Cosmic Antiproton Sensitivity for the GAPS Experiment
August 01, 2021
The General Antiparticle Spectrometer (GAPS) experiment is a balloon payload designed to measure low-energy cosmic antinuclei during at least three $\sim$35-day Antarctic flights, with the first flight planned for December, 2022.
With its large geometric acceptance and novel exotic atom-based particle identification method, GAPS will detect $\sim$1000 antiprotons per flight, producing a precision cosmic antiproton spectrum in the kinetic energy range of $0.03 - 0.23$ GeV/$n$ at float altitude (corresponding to $0.085- 0.30$ GeV/$n$ at the top of the atmosphere). With these high statistics in a measurement extending to lower energy than any previous experiment, and with orthogonal sources of systematic uncertainty compared to measurements made using traditional magnetic spectrometer techniques, the GAPS antiproton measurement will be sensitive to physics including dark matter annihilation, primordial black hole evaporation, and cosmic ray propagation.
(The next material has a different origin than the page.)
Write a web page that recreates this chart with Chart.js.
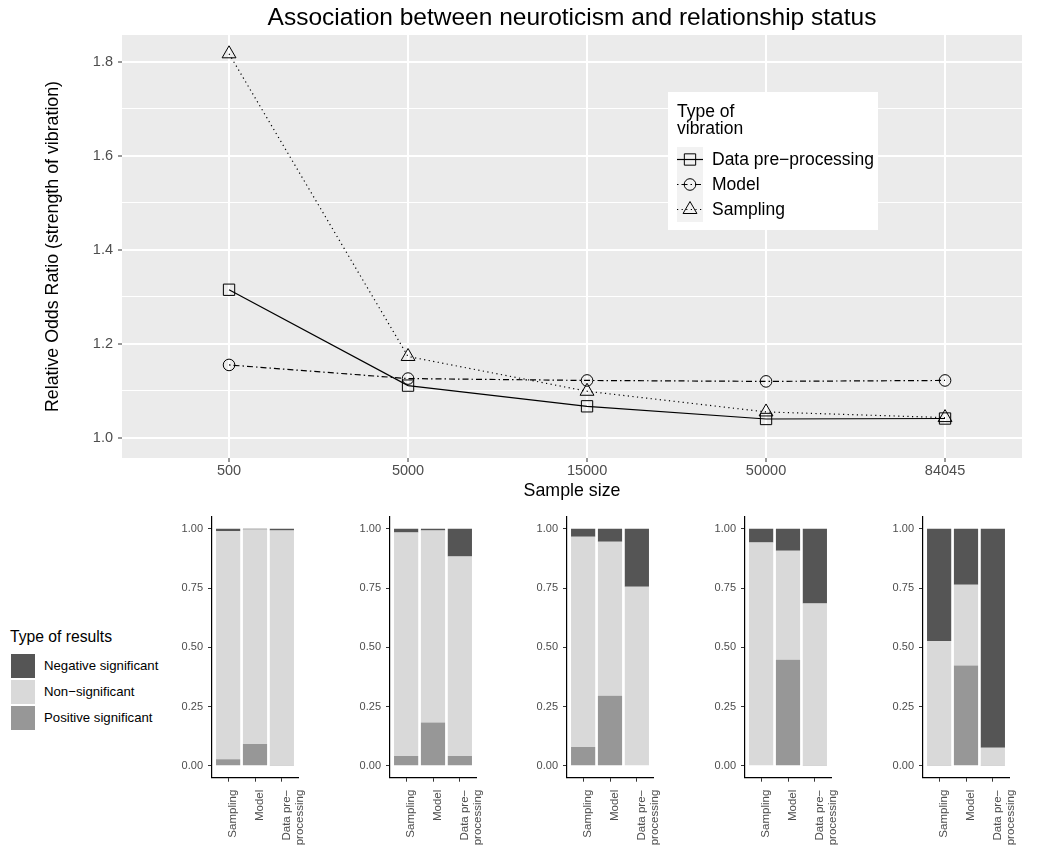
<!DOCTYPE html>
<html>
<head>
<meta charset="utf-8">
<script src="https://cdn.jsdelivr.net/npm/chart.js@4.4.0/dist/chart.umd.min.js"></script>
<style>
  body { margin: 0; background: #fff; font-family: "Liberation Sans", Arial, sans-serif; }
  #wrap { position: relative; width: 1045px; height: 845px; overflow: hidden; }
  canvas { position: absolute; }
  .lg-title { position: absolute; left: 10px; top: 628px; font-size: 15.7px; line-height: 18px; color: #000; white-space: nowrap; }
  .lg-key { position: absolute; left: 11px; width: 24px; height: 24px; }
  .lg-label { position: absolute; left: 44px; font-size: 13.2px; line-height: 24px; height: 24px; color: #000; white-space: nowrap; }
</style>
</head>
<body>
<div id="wrap">
  <canvas id="top-chart" width="1045" height="505" style="left:0;top:0"></canvas>
  <div id="bars"></div>
  <div id="results-legend"></div>
</div>
<script>
// Top panel data
const sampleSizes = ['500', '5000', '15000', '50000', '84045'];
const vibrationTypes = ['Data pre−processing', 'Model', 'Sampling'];
const dataPreprocessingOR = [1.315, 1.111, 1.067, 1.040, 1.041];
const modelOR = [1.155, 1.126, 1.122, 1.120, 1.122];
const samplingOR = [1.817, 1.173, 1.099, 1.055, 1.043];
const orTicks = [1.0, 1.1, 1.2, 1.3, 1.4, 1.5, 1.6, 1.7, 1.8];

// Bottom panels data: one row per sample size, columns = Sampling, Model, Data pre-processing
const barCategories = ['Sampling', 'Model', 'Data pre−processing'];
const resultTypes = ['Negative significant', 'Non−significant', 'Positive significant'];
const positiveShare = [
    [0.028, 0.092, 0.001],
    [0.042, 0.183, 0.042],
    [0.080, 0.296, 0.003],
    [0.000, 0.448, 0.002],
    [0.002, 0.423, 0.002]
];
const nonSigShare = [
    [0.962, 0.905, 0.992],
    [0.943, 0.810, 0.841],
    [0.887, 0.650, 0.753],
    [0.942, 0.460, 0.683],
    [0.525, 0.341, 0.074]
];
const negativeShare = [
    [0.010, 0.003, 0.007],
    [0.015, 0.007, 0.117],
    [0.033, 0.054, 0.244],
    [0.058, 0.092, 0.315],
    [0.473, 0.236, 0.924]
];
const shareTicks = [0, 0.25, 0.5, 0.75, 1];

const FONT = "'Liberation Sans', Arial, sans-serif";
Chart.defaults.font.family = FONT;
Chart.defaults.animation = false;

const resultColors = {
    'Negative significant': '#555555',
    'Non−significant': '#d9d9d9',
    'Positive significant': '#979797'
};

// Marker helper (same geometry as Chart.js point styles)
function drawMarker(ctx, style, x, y, r) {
    ctx.beginPath();
    if (style === 'rect') {
        const s = r * Math.SQRT1_2;
        ctx.rect(x - s, y - s, 2 * s, 2 * s);
    } else if (style === 'circle') {
        ctx.arc(x, y, r, 0, Math.PI * 2);
    } else {
        let a = 0;
        ctx.moveTo(x + Math.sin(a) * r, y - Math.cos(a) * r);
        a += Math.PI * 2 / 3;
        ctx.lineTo(x + Math.sin(a) * r, y - Math.cos(a) * r);
        a += Math.PI * 2 / 3;
        ctx.lineTo(x + Math.sin(a) * r, y - Math.cos(a) * r);
        ctx.closePath();
    }
    ctx.stroke();
}

// Gray panel background
const panelBackground = {
    id: 'panelBackground',
    beforeDraw(chart) {
        const { ctx, chartArea: a } = chart;
        ctx.save();
        ctx.fillStyle = '#ebebeb';
        ctx.fillRect(a.left, a.top, a.right - a.left, a.bottom - a.top);
        ctx.restore();
    }
};

// Plot title and inside legend
const titleAndLegend = {
    id: 'titleAndLegend',
    afterDraw(chart) {
        const { ctx, chartArea: a } = chart;
        ctx.save();
        ctx.fillStyle = '#000';
        ctx.font = '24.5px ' + FONT;
        ctx.textAlign = 'center';
        ctx.textBaseline = 'alphabetic';
        ctx.fillText('Association between neuroticism and relationship status', (a.left + a.right) / 2, 25);

        // legend box
        ctx.fillStyle = '#fff';
        ctx.fillRect(668, 92, 210, 138);
        ctx.fillStyle = '#000';
        ctx.textAlign = 'left';
        ctx.font = '17.5px ' + FONT;
        ctx.fillText('Type of', 677, 117);
        ctx.fillText('vibration', 677, 134);
        ctx.fillStyle = '#f2f2f2';
        ctx.fillRect(677, 147, 26, 75);

        chart.data.datasets.forEach((ds, i) => {
            const cy = 159.5 + i * 25;
            ctx.strokeStyle = '#000';
            ctx.lineWidth = ds.borderWidth;
            ctx.setLineDash(ds.borderDash || []);
            ctx.beginPath();
            ctx.moveTo(677, cy);
            ctx.lineTo(703, cy);
            ctx.stroke();
            ctx.setLineDash([]);
            ctx.lineWidth = 1;
            drawMarker(ctx, ds.pointStyle, 690, cy, ds.pointRadius);
            ctx.fillStyle = '#000';
            ctx.textBaseline = 'middle';
            ctx.fillText(ds.label, 712, cy + 1);
        });
        ctx.restore();
    }
};

function toPoints(values) {
    return values.map((v, i) => ({ x: i, y: v }));
}

new Chart(document.getElementById('top-chart'), {
    type: 'line',
    data: {
        datasets: [
            {
                label: vibrationTypes[0], data: toPoints(dataPreprocessingOR),
                borderColor: '#000', borderWidth: 1.2, borderDash: [],
                pointStyle: 'rect', pointRadius: 8
            },
            {
                label: vibrationTypes[1], data: toPoints(modelOR),
                borderColor: '#000', borderWidth: 1.2, borderDash: [1.5, 3, 6, 3],
                pointStyle: 'circle', pointRadius: 5.8
            },
            {
                label: vibrationTypes[2], data: toPoints(samplingOR),
                borderColor: '#000', borderWidth: 1.2, borderDash: [1.2, 3.4],
                pointStyle: 'triangle', pointRadius: 8
            }
        ].map(ds => Object.assign(ds, {
            pointBorderColor: '#000', pointBackgroundColor: 'rgba(0,0,0,0)',
            pointBorderWidth: 1, tension: 0, fill: false
        }))
    },
    options: {
        responsive: false,
        layout: { padding: { left: 0, right: 23, top: 35, bottom: 0 } },
        plugins: { legend: { display: false }, tooltip: { enabled: false } },
        scales: {
            x: {
                type: 'linear', min: -0.598, max: 4.43,
                afterBuildTicks: s => { s.ticks = sampleSizes.map((_, i) => ({ value: i })); },
                afterFit: s => { s.height = 47; },
                ticks: {
                    callback: v => sampleSizes[v],
                    color: '#4d4d4d', font: { size: 14.5 }, padding: 0, autoSkip: false, maxRotation: 0
                },
                grid: { color: '#fff', lineWidth: 2, tickColor: '#333', tickLength: 4, tickWidth: 1 },
                border: { display: false },
                title: { display: true, text: 'Sample size', color: '#000', font: { size: 17.8 }, padding: { top: 0, bottom: 3.3 } }
            },
            y: {
                min: 0.957, max: 1.857,
                afterBuildTicks: s => { s.ticks = orTicks.map(v => ({ value: v })); },
                afterFit: s => { s.width = 122; },
                ticks: {
                    callback: v => (Math.round(v * 10) % 2 === 0 ? v.toFixed(1) : ''),
                    color: '#4d4d4d', font: { size: 14.5 }, padding: 5
                },
                grid: {
                    color: '#fff',
                    lineWidth: c => (Math.round(c.tick.value * 10) % 2 === 0 ? 2 : 1),
                    tickColor: c => (Math.round(c.tick.value * 10) % 2 === 0 ? '#333' : 'rgba(0,0,0,0)'),
                    tickLength: 4, tickWidth: 1
                },
                border: { display: false },
                title: {
                    display: true, text: 'Relative Odds Ratio (strength of vibration)',
                    color: '#000', font: { size: 17.8 }, padding: { top: 42.3, bottom: 0 }
                }
            }
        }
    },
    plugins: [panelBackground, titleAndLegend]
});

// Bottom stacked bar panels
const barsHolder = document.getElementById('bars');
sampleSizes.forEach((size, k) => {
    const axisX = 212 + k * 177.7;
    const canvas = document.createElement('canvas');
    canvas.width = 161;
    canvas.height = 340;
    canvas.style.left = (axisX - 50) + 'px';
    canvas.style.top = '505px';
    barsHolder.appendChild(canvas);

    const series = [
        ['Positive significant', positiveShare[k]],
        ['Non−significant', nonSigShare[k]],
        ['Negative significant', negativeShare[k]]
    ];

    new Chart(canvas, {
        type: 'bar',
        data: {
            datasets: series.map(([name, vals]) => ({
                label: name,
                data: vals.map((v, i) => ({ x: i, y: v })),
                backgroundColor: resultColors[name],
                borderWidth: 0,
                barPercentage: 0.9,
                categoryPercentage: 1
            }))
        },
        options: {
            responsive: false,
            layout: { padding: { left: 0, right: 25, top: 12, bottom: 0 } },
            plugins: { legend: { display: false }, tooltip: { enabled: false } },
            scales: {
                x: {
                    type: 'linear', min: -0.6, max: 2.6, stacked: true, offset: false,
                    afterBuildTicks: s => { s.ticks = barCategories.map((_, i) => ({ value: i })); },
                    afterFit: s => { s.height = 340 - 12 - 260.7; },
                    ticks: {
                        callback: v => (barCategories[v] === 'Data pre−processing' ? ['Data pre−', 'processing'] : barCategories[v]),
                        color: '#4d4d4d', font: { size: 11.5, lineHeight: 1.15 },
                        minRotation: 90, maxRotation: 90, autoSkip: false, padding: 8, labelOffset: 5
                    },
                    grid: { offset: false, drawOnChartArea: false, tickColor: '#333', tickLength: 4, tickWidth: 1 },
                    border: { color: '#000', width: 1.2 }
                },
                y: {
                    min: -0.05, max: 1.05, stacked: true,
                    afterBuildTicks: s => { s.ticks = shareTicks.map(v => ({ value: v })); },
                    afterFit: s => { s.width = 50; },
                    ticks: { callback: v => v.toFixed(2), color: '#4d4d4d', font: { size: 11 }, padding: 5 },
                    grid: { drawOnChartArea: false, tickColor: '#333', tickLength: 4, tickWidth: 1 },
                    border: { color: '#000', width: 1.2 }
                }
            }
        }
    });
});

// Legend for result types
const legendHolder = document.getElementById('results-legend');
legendHolder.innerHTML = '<div class="lg-title">Type of results</div>' +
    resultTypes.map((name, i) => {
        const top = 654 + i * 26;
        return '<div class="lg-key" style="top:' + top + 'px;background:' + resultColors[name] + '"></div>' +
            '<div class="lg-label" style="top:' + top + 'px">' + name + '</div>';
    }).join('');
</script>
</body>
</html>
The antiproton measurement will also validate the GAPS exotic atom technique for the antideuteron and antihelium rare-event searches and provide insight into models of cosmic particle attenuation and production in the atmosphere. This contribution demonstrates the GAPS sensitivity to antiprotons using a full instrument simulation, event reconstruction, and solar and atmospheric effects.